» **Written task**:
Pick out the lines in the listing below that contain the word "this" and copy them.

□ □ □

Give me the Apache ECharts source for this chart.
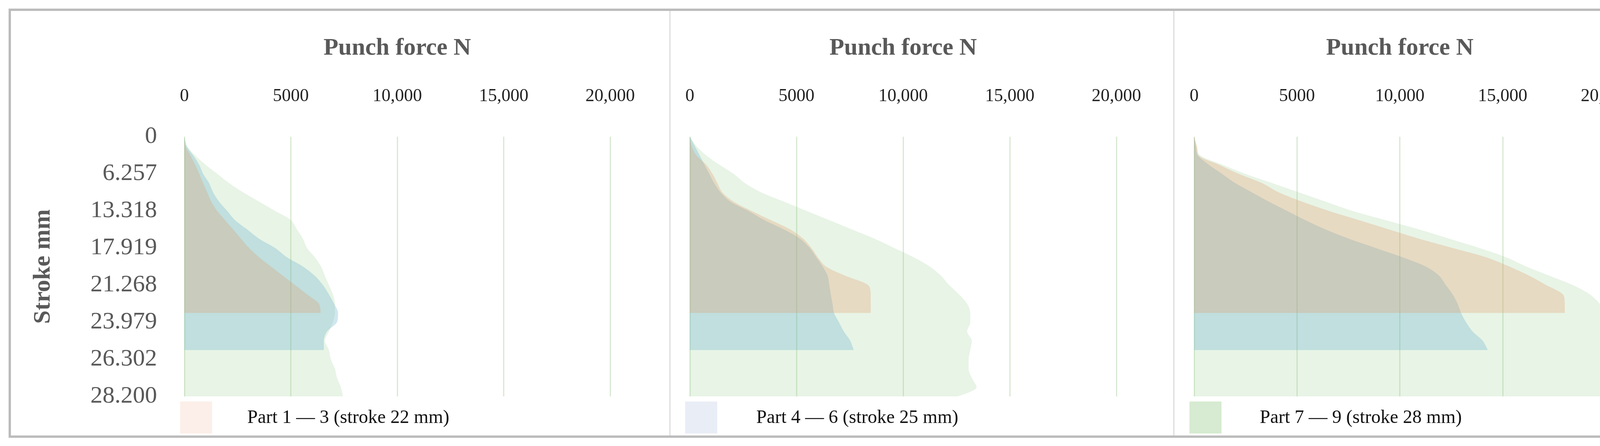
<!DOCTYPE html>
<html>
<head>
<meta charset="utf-8">
<script src="https://cdn.jsdelivr.net/npm/echarts@6/dist/echarts.min.js"></script>
<style>html,body{margin:0;padding:0;background:#fff}#main{width:4324px;height:1142px}</style>
</head>
<body>
<div id="main"></div>
<script>
// stroke samples (category index 0..28), tick labels every 4th
var stroke_labels = ['0', '6.257', '13.318', '17.919', '21.268', '23.979', '26.302', '28.200'];
var force_ticks = [0, 5000, 10000, 15000, 20000];

// panel 1: parts 1-3
var p1_orange = [0, 50, 280, 500, 700, 880, 1070, 1260, 1540, 1910, 2290, 2660, 3040, 3510, 4070, 4630, 5200, 5760, 6320, 6400];
var p1_blue = [0, 100, 410, 690, 880, 1160, 1350, 1630, 2010, 2380, 2950, 3510, 4260, 4820, 5570, 6130, 6510, 6790, 7030, 7220, 7170, 6700, 6550, 6550];
var p1_green = [0, 130, 500, 980, 1540, 2100, 2760, 3510, 4260, 5010, 5290, 5570, 5760, 6130, 6420, 6600, 6790, 6980, 7070, 7070, 6980, 6790, 6600, 6790, 6880, 7070, 7170, 7350, 7450];

// panel 2: parts 4-6
var p2_orange = [0, 80, 300, 760, 1060, 1290, 1520, 2050, 2890, 3800, 4710, 5320, 5700, 6000, 6380, 7300, 8360, 8480, 8480, 8480];
var p2_blue = [0, 230, 460, 680, 910, 1140, 1440, 1900, 2740, 3500, 4410, 5170, 5620, 5930, 6230, 6460, 6540, 6610, 6690, 6760, 6990, 7220, 7520, 7680];
var p2_green = [0, 300, 760, 1370, 2050, 2580, 3340, 4410, 5470, 6540, 7600, 8660, 9580, 10490, 11250, 11780, 12160, 12620, 13000, 13150, 13150, 13000, 13220, 13150, 13070, 13070, 13220, 13450, 12540];

// panel 3: parts 7-9
var p3_orange = [0, 130, 210, 1190, 2160, 3300, 4110, 5250, 6550, 8020, 9480, 10940, 12570, 14200, 15330, 16300, 17120, 17930, 18020, 18020];
var p3_blue = [0, 80, 180, 700, 1350, 2000, 2810, 3630, 4520, 5410, 6390, 7530, 8830, 10130, 11270, 11920, 12240, 12570, 12810, 12980, 13220, 13540, 14030, 14280];
var p3_green = [0, 130, 290, 1350, 2490, 3790, 5090, 6390, 7690, 9320, 10940, 12410, 13870, 15170, 16150, 17280, 18420, 19240, 19720, 20050, 20290, 20450, 20620, 20700, 20780, 20780, 20830, 20860, 20860];

var legend_names = ['Part 1 \u2014 3 (stroke 22 mm)', 'Part 4 \u2014 6 (stroke 25 mm)', 'Part 7 \u2014 9 (stroke 28 mm)'];

var serif = '"Liberation Serif", "DejaVu Serif", serif';
var categories = [];
for (var i = 0; i <= 28; i++) categories.push(i);

var panels = [
	{left: 472, right: 1562, data: [p1_green, p1_blue, p1_orange]},
	{left: 1766, right: 2858, data: [p2_green, p2_blue, p2_orange]},
	{left: 3057, right: 4110, data: [p3_green, p3_blue, p3_orange]}
];
var fills = ['rgba(150,205,140,0.22)', 'rgba(90,170,200,0.28)', 'rgba(225,150,100,0.28)'];

var grids = [], xAxes = [], yAxes = [], series = [], graphics = [];
panels.forEach(function (p, k) {
	grids.push({left: p.left, width: p.right - p.left, top: 350, height: 665});
	xAxes.push({
		type: 'value', gridIndex: k, position: 'top', min: 0, max: 20000, interval: 5000,
		name: 'Punch force N', nameLocation: 'middle', nameGap: 195,
		nameTextStyle: {fontFamily: serif, fontWeight: 'bold', fontSize: 62, color: '#595959'},
		axisLine: {show: false}, axisTick: {show: false},
		axisLabel: {
			fontFamily: serif, fontSize: 46, color: '#222', margin: 80,
			formatter: function (v) { return v >= 10000 ? (v / 1000) + ',000' : String(v); }
		},
		splitLine: {lineStyle: {color: '#d8e8d2', width: 3}}
	});
	yAxes.push({
		type: 'category', gridIndex: k, data: categories, inverse: true, boundaryGap: false,
		name: k === 0 ? 'Stroke mm' : '', nameLocation: 'middle', nameGap: 330, nameRotate: 90,
		nameTextStyle: {fontFamily: serif, fontWeight: 'bold', fontSize: 62, color: '#595959'},
		axisLine: {show: false}, axisTick: {show: false}, splitLine: {show: false},
		axisLabel: {
			show: k === 0, interval: 3, fontFamily: serif, fontSize: 62, color: '#595959', margin: 70,
			formatter: function (v, idx) { return stroke_labels[idx / 4] || ''; }
		}
	});
	p.data.forEach(function (d, s) {
		series.push({
			type: 'line', xAxisIndex: k, yAxisIndex: k, data: d, smooth: 0.3,
			symbol: 'none', lineStyle: {width: 0}, areaStyle: {color: fills[s], opacity: 1},
			z: 2 + s
		});
	});
});

var legendBox = [
	{box: 461, text: 633, color: '#fcefe9'},
	{box: 1754, text: 1936, color: '#e9edf6'},
	{box: 3045, text: 3225, color: '#d6ebd1'}
];
legendBox.forEach(function (l, k) {
	graphics.push({type: 'rect', shape: {x: l.box, y: 1028, width: 82, height: 82}, style: {fill: l.color}});
	graphics.push({type: 'text', x: l.text, y: 1070, style: {text: legend_names[k], font: '48px ' + serif, fill: '#111', textVerticalAlign: 'middle'}});
});
graphics.push({type: 'rect', shape: {x: 25, y: 25, width: 4275, height: 1093}, style: {fill: 'none', stroke: '#bcbcbc', lineWidth: 6}, z: 100});
graphics.push({type: 'line', shape: {x1: 1715, y1: 28, x2: 1715, y2: 1115}, style: {stroke: '#dcdcdc', lineWidth: 3}});
graphics.push({type: 'line', shape: {x1: 3005, y1: 28, x2: 3005, y2: 1115}, style: {stroke: '#dcdcdc', lineWidth: 3}});

var chart = echarts.init(document.getElementById('main'));
chart.setOption({
	animation: false,
	grid: grids,
	xAxis: xAxes,
	yAxis: yAxes,
	series: series,
	graphic: graphics
});
</script>
</body>
</html>
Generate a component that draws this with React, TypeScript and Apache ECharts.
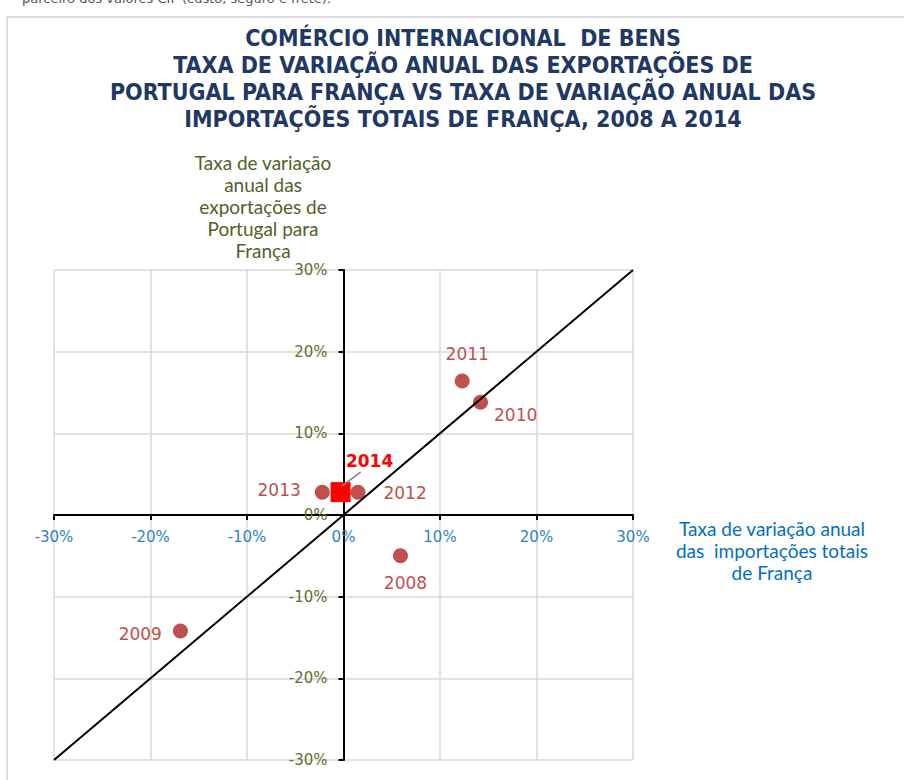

□ □ □

» **The reply**:
Give me the Apache ECharts source for this chart.
Generate a component that draws this with React, TypeScript and Apache ECharts.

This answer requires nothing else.